You might want to browse the entire lists of 'use R' books from Springer and Chapman-Hall, read reviews and sample previews, and pick statistical topics of interest to you personally. I can speak from personal experience that both publishers provide authors with serious help from anonymous reviewers as to content, relevance, and correctness. (These days some 'publishers' put more effort into the pretty covers than what's between them.)

R is not the only computer package useful for statistical analysis. Python (with Scripy) and others are also used. However, as of today, I think R is your best bet: free; lots of authoritative books; expert, open, curated programming of procedures; available for windows, Mac, and UNIX; R studio, R Commander, etc., in addition to basic R; several appealing libraries for graphical display; and (did I mention) free. [Matlab does amazing things, but it is expensive and for most students available only in math dept settings.]

You may have difficulty finding both useful computational guidance and solid mathematical-statistics proofs in the same book. As discussed in the comments, one reason is that handling both would make a book of unwieldy length.

Just as important is that a huge contribution of statistical computation is to allow the practical analysis of data that cannot be handled by standard methods covered in math-stat books. Many statistical software packages (e.g., SAS, SPSS, Minitab, Jump, and R) have procedures for handling standard situations. Heavy-duty and innovative computation arises when assumptions or models are beyond the territory covered by standard methods.

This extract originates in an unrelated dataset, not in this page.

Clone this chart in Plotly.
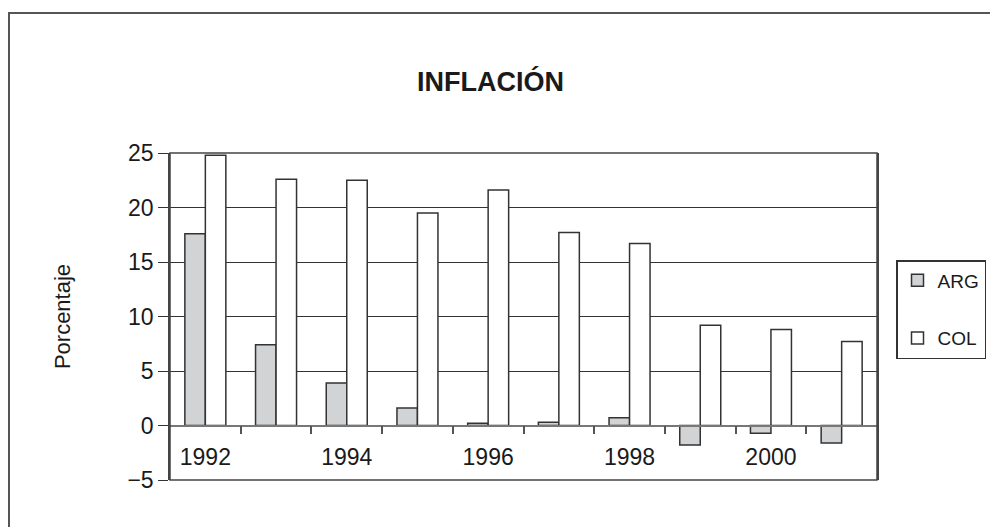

The validity of basic simulation methods is covered by the Law of Large numbers (WLLN), sometimes with a little extra work. Some maximum likelihood computations require computer intensive deterministic computations. (Justified by numerical analysis, not statistics.) Bootstrap CIs and permutation tests use extensive simulation. Many Bayesian models require Gibbs sampling or the Metropolis-Hastings algorithm, both Markov Chain Monte Carlo (MCMC) methods. There are open research questions about the convergence and speed of convergence of some of these methods; meanwhile. numerical and graphical descriptive methods are required to check that they are working as intended.

Crucially, I would like to stress that you should use real data as much as possible as you get into statistical computing. You can be reasonably sure that someone cared enough about the research that yielded the data that there are engaging issues to explore and potentially important conclusions to be drawn. Fake and simulated data may have pedagogical uses, but they may also be used to promote marvelously clever and endlessly intricate methods to answer questions no one is seriously asking. There are plenty of challenging questions to answer about real data to keep you learning important stuff for a long while.

Finally, for 'recreational' reading to get into a useful frame of mind, you might read the books Dyson: "Turing's cathedral" and Silver: "The signal and the noise." A bit of history and a bit of rational vision toward the future.